Jet Lagged Toilet Adventures
I’ve never been so jet lagged in all my life. I feel completely useless, and it’s a shame because I haven’t really been up for going out in the evenings that much because I’ve just been so tired. It doesn’t help that everybody here waits until around 10pm to go out. In England it’s only really the gays that go out that late (after spending two hours ironing their jeans).
So I’ve just really managed to do all of the touristy things during the day, which were great but not at all funny or “entertaining” enough to write about. The Blue Parrot hostel where I’m staying is great and really sociable. I’m in a 10 bed on-suite mixed dorm, and I’m awakened most days to the sound of a female peeing (my bed is the closest to the toilet). Early one morning a girl accidently let out a tiny fart while on the toilet, followed by a quite muttering of “sorry” to herself. Being the mature man that I am I cracked up, then realising my error I quickly turned over, pulled up the duvet and feigned sleep as she exited the toilet.
Paranoid of making my own loud toilet noises and more importantly not wanted to fill the dorm with a post poo stench from high hell itself (my housemate gave me a set of matches to use every time I go number two back home) I decided to use public restrooms instead. Surprisingly, I found this is the best way to see most of Sydney. Over the past few days I’ve managed to see all of the landmarks and attractions, not for their beauty, or historical significance but because I needed a dump and they usually provide the most clean and adequate facilities. I’ve seen the Opera house every day this week (sometimes twice a day) purely because it has the best public W.C’s.

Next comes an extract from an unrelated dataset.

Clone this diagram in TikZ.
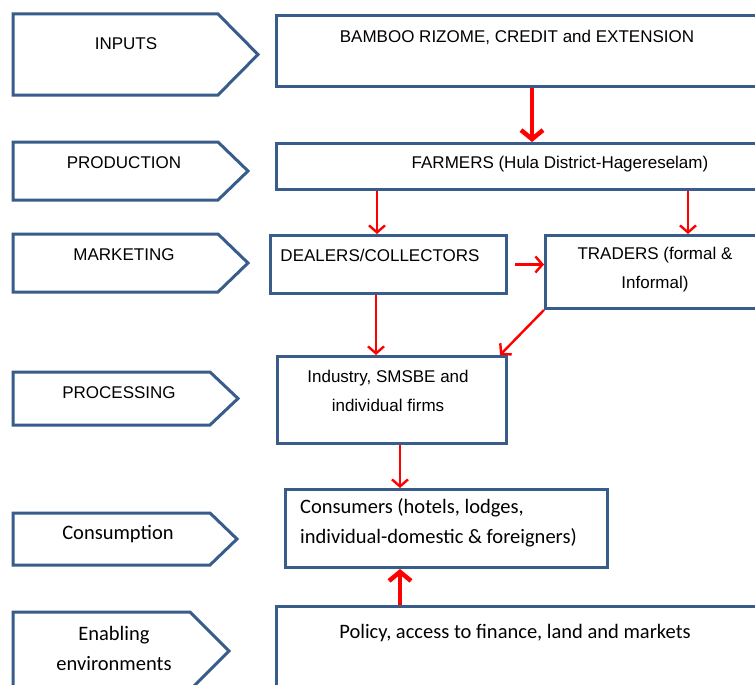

On my explorations to find public toilets I’ve managed to mix in with the locals and get a taste of their culture. I’ve been to some amazing art museums, walked the harbour bridge, and worked out that most Australians are either called Neville or Frazer. I’ve seen painted Aborigine’s perform semi-naked with their didgeridoo’s over a hip-hop electronic backing track as they have done for hundreds of generations.
What’s with the didgeridoo anyway? Aborigines’ have inhabited Australia for thousands of years and that’s the best instrument they’ve come up with in all that time? A big hollow stick? They didn’t even think of putting a few holes along the top to make it like some giant recorder? At least then they might be able to produce a variety of different notes and tunes instead of sounding like a big fat man repeatedly blowing his nose.
On Saturday here in Sydney it was coincidently the largest Gay and Lesbian parade in the world. Honestly, I had no idea whatsoever that this event coincided with my visit to this city and I certainly didn’t know that the area where I’m staying would be flooded beyond comprehension with little gay shaven heads and stocky trouser wearing butch lesbians.
The hostel was heaving with people (straight and gay) who had just come up for the weekend to see the parade. One very Indian looking Canadian in my dorm room was talking to three other girls who were getting all dressed up in preparation for the parade. He was trying to get some sort of sex-based conversation going with them in a vain attempt to flirt. Failing, he tried to get me involved in his conversation for some reason (I was happily reading my book – ‘Introduction to Neuro Linguistic Programming’ and didn’t really want to be disturbed).
“Are you going to the Gay and Lesbian parade today?” he asked.
“I’m not sure, I don’t think so”
“BUT it’s the BIGGEST gay and lesbian parade in the whole world!”
And that’s really supposed to convince me? “I don’t think it’s my sort of thing” I quietly replied.
“What, are you afraid that gay men are going to hit on you?”
“Ha! I’m sure gay people don’t go around hitting on everyone in sight. No, I’m just not that into parades” I lied, I didn’t actually fancy spending 3 hours watching a load of benders prance about on a float with their arse cheeks cut out of their leather trousers.
I could tell this guy was baiting me by trying to get me to say something hugely anti-homosexual to show me up in front of the three girls, making me come across as deeply conservative and narrow minded thus putting him in their favour as the most liberal therefore more attractive guy in the room (Yep, I think in weird ways).
Being experienced enough to recognise the game he was playing I didn’t rise to it. Any male purposefully setting up another guy for a fall just to have a faint chance of getting his willy wet isn’t worth anyone’s time.
“I might go later” I said, “If I don’t like it I could always walk in the opposite direction to the parade so I can watch it in fast forward”. He didn’t get my joke.